Вопросы для Страшного суда
— Марина Андреевна, вы с детства были верующим человеком?
— Нет. Но вот с годами я выяснила, что, когда мне было года четыре, я категорически потребовала, чтобы меня крестили, правда из этого ничего не вышло. Я крестилась уже в зрелом возрасте. И мне сразу показалось, что, наверное, я давно уже человек верующий, а потом стало понятно, что вся эта моя вера немногого стоит… Вообще, путь веры — это путь не очень простой, и большую ошибку делает тот, кто пытается сам расставить все указатели — с такого-то момента я вот это, с такого-то вот то. Кроме того, человек слишком сложное существо, чтобы можно было его запихнуть в какие-то классификации — это я вам говорю как типолог. А вопрос о моей вере — это, наверное, вопрос для Страшного суда.
— Вас крестил отец Александр Мень, расскажите немного про него.
— Вы знаете, он ужасно не любил, когда про него что-то говорили и рассказывали.
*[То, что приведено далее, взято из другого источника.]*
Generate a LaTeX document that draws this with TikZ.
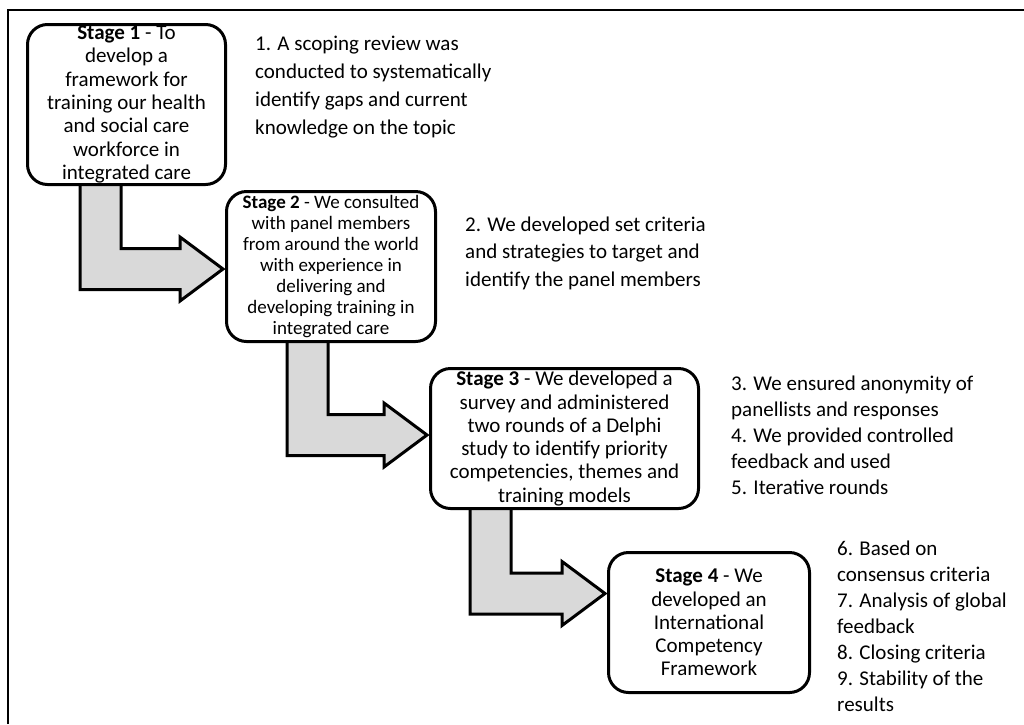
\documentclass[tikz,border=0pt]{standalone}
\usepackage{fontspec}
\setmainfont{Carlito}
\usetikzlibrary{calc}
\definecolor{arrowgray}{HTML}{D9D9D9}
\tikzset{
  stagebox/.style={draw=black, line width=3pt, rounded corners=20pt, fill=white,
    align=center, inner sep=0pt, font=\fontsize{21}{23.3}\selectfont},
  stageboxsmall/.style={stagebox, font=\fontsize{19}{21}\selectfont},
  stagearrowsty/.style={draw=black, line width=3pt, fill=arrowgray, line join=miter},
  notetext/.style={align=left, inner sep=0pt, anchor=base west}
}
\newcommand\stagearrow[4]{%
  \draw[stagearrowsty] let \p1=(#1.south west), \p2=($(#2.west)+(0,#4)$) in
    (\x1+#3,\y1+4pt) -- (\x1+#3+41pt,\y1+4pt) -- (\x1+#3+41pt,\y2+20.5pt)
    -- (\x2-45pt,\y2+20.5pt) -- (\x2-45pt,\y2+32pt) -- (\x2-2pt,\y2)
    -- (\x2-45pt,\y2-32pt) -- (\x2-45pt,\y2-20.5pt) -- (\x1+#3,\y2-20.5pt) -- cycle;}
\begin{document}
\begin{tikzpicture}[x=1pt,y=-1pt]
\useasboundingbox (0,0) rectangle (1024,724);
\fill[white] (0,0) rectangle (1024,724);
% open frame
\coordinate (fTL) at (8,10);
\coordinate (fTR) at (1024,10);
\coordinate (fBL) at (8,724);
\draw[line width=2pt] (fBL) -- (fTL) -- (fTR);

% box positions
\coordinate (c1) at (126.5,104.5);
\coordinate (c2) at (331,266.5);
\coordinate (c3) at (564.5,438.5);
\coordinate (c4) at (709,622.5);
\node[stagebox, minimum width=198pt, minimum height=160pt, opacity=0] (b1) at (c1) {\textbf{Stage 1} - To\\develop a\\framework for\\training our health\\and social care\\workforce in\\integrated care};
\node[stageboxsmall, minimum width=209pt, minimum height=150pt, opacity=0] (b2) at (c2) {\textbf{Stage 2} - We consulted\\with panel members\\from around the world\\with experience in\\delivering and\\developing training in\\integrated care};
\node[stagebox, minimum width=268pt, minimum height=140pt, opacity=0] (b3) at (c3) {\textbf{Stage 3} - We developed a\\survey and administered\\two rounds of a Delphi\\study to identify priority\\competencies, themes and\\training models};
\node[stagebox, minimum width=201pt, minimum height=140pt, opacity=0] (b4) at (c4) {\textbf{Stage 4} - We\\developed an\\International\\Competency\\Framework};

% arrows
\stagearrow{b1}{b2}{54pt}{2.5}
\stagearrow{b2}{b3}{62pt}{-3.5}
\stagearrow{b3}{b4}{41pt}{-29}

% visible boxes on top
\node[stagebox, minimum width=198pt, minimum height=160pt] at (c1) {\textbf{Stage 1} - To\\develop a\\framework for\\training our health\\and social care\\workforce in\\integrated care};
\node[stageboxsmall, minimum width=209pt, minimum height=150pt] at (c2) {\textbf{Stage 2} - We consulted\\with panel members\\from around the world\\with experience in\\delivering and\\developing training in\\integrated care};
\node[stagebox, minimum width=268pt, minimum height=140pt] at (c3) {\textbf{Stage 3} - We developed a\\survey and administered\\two rounds of a Delphi\\study to identify priority\\competencies, themes and\\training models};
\node[stagebox, minimum width=201pt, minimum height=140pt] at (c4) {\textbf{Stage 4} - We\\developed an\\International\\Competency\\Framework};

% notes (anchored at baseline of last line)
\node[notetext, font=\fontsize{21}{27.7}\selectfont] (n1) at (255,134) {1. A scoping review was\\conducted to systematically\\identify gaps and current\\knowledge on the topic};
\node[notetext, font=\fontsize{21}{27.5}\selectfont] (n2) at (465,286) {2. We developed set criteria\\and strategies to target and\\identify the panel members};
\node[notetext, font=\fontsize{21}{25.8}\selectfont] (n3) at (731,494) {3. We ensured anonymity of\\panellists and responses\\4. We provided controlled\\feedback and used\\5. Iterative rounds};
\node[notetext, font=\fontsize{21}{26}\selectfont] (n4) at (837,711) {6. Based on\\consensus criteria\\7. Analysis of global\\feedback\\8. Closing criteria\\9. Stability of the\\results};
\end{tikzpicture}
\end{document}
Иногда, когда его слишком уж доводили вниманием, он повышал голос: «Я простой сельский священник и прошу воспринимать меня именно в таком качестве и оставить в покое!» Поэтому то, что о нем наговорили и продолжают говорить, было бы ему совсем не по душе.
Каждый подметай улицу перед своим домом
— Часто говорят о прекрасных былых временах и о падении культуры и нравов сегодня. Как вы считаете, правда, раньше было лучше, а становится все хуже и хуже?
— Мы живем в апостасийном мире — что есть, то есть. Мир захлестнут садизмом. Садизм, в частности, не обращать внимания на чужие страдания. Сказано же в Писании: «во многих охладеет любовь». Я не хочу вдаваться в подробности, это все-таки не вполне дамский разговор, но с человеческими чувствами в мире дело обстоит очень неблагополучно. По причине апостасии. Христианство дало цивилизации все: понятие личности и понятие права и свободы личности, понятие социальной защищенности и многое другое. Именно благодаря христианству люди живут сытно, долго, с удобствами. И вот — возникла идея (сами можете ее оценить), что теперь все в порядке, а поэтому и Бога больше не нужно. Апостасия — это и есть массовое отступничество. И по-моему, во времена апостасии заниматься возрождением имперского размаха Церкви в общем-то странно. Сейчас Бог обращается к людям один на один, Ему нужны личности, а не народы. А мы можем только молиться, чтобы все это ожесточение обошло нас и наших близких. Старая-престарая поговорка гласит, что Иерусалим исключительно чистый город, потому что в нем каждый подметает улицу перед своим домом. Так и надо.
— А есть ли что-то, что объективно стало лучше сейчас?
— Лучше-хуже — это неопределенный критерий. Хлынула молодежь в духовные школы — это хорошо? Хорошо, замечательно. Но поскольку род человеческий устроен так, что далеко не все в нем светочи разума и веры, то при этом увеличивается и количество «несветочей», которые учатся в духовных школах. А вот в этом уже ничего хорошего. Но так было всегда. Когда снимаются какие-то узы, шоры, препоны — хорошо, хотя в результате может произойти невесть что. Потом как-то все входит в берега. Существует масса всяких изданий: книг, газет, журналов, — которые называют себя православными, и часть из них — просто ужасна! Что делать — запрещать? А как насчет того, чтобы вместе с водой выплеснуть ребенка? Потому что запрещать тоже будут люди, способные ошибаться.
— И какой остается выход?
— Думать, думать и думать! И полагаться на волю Божию.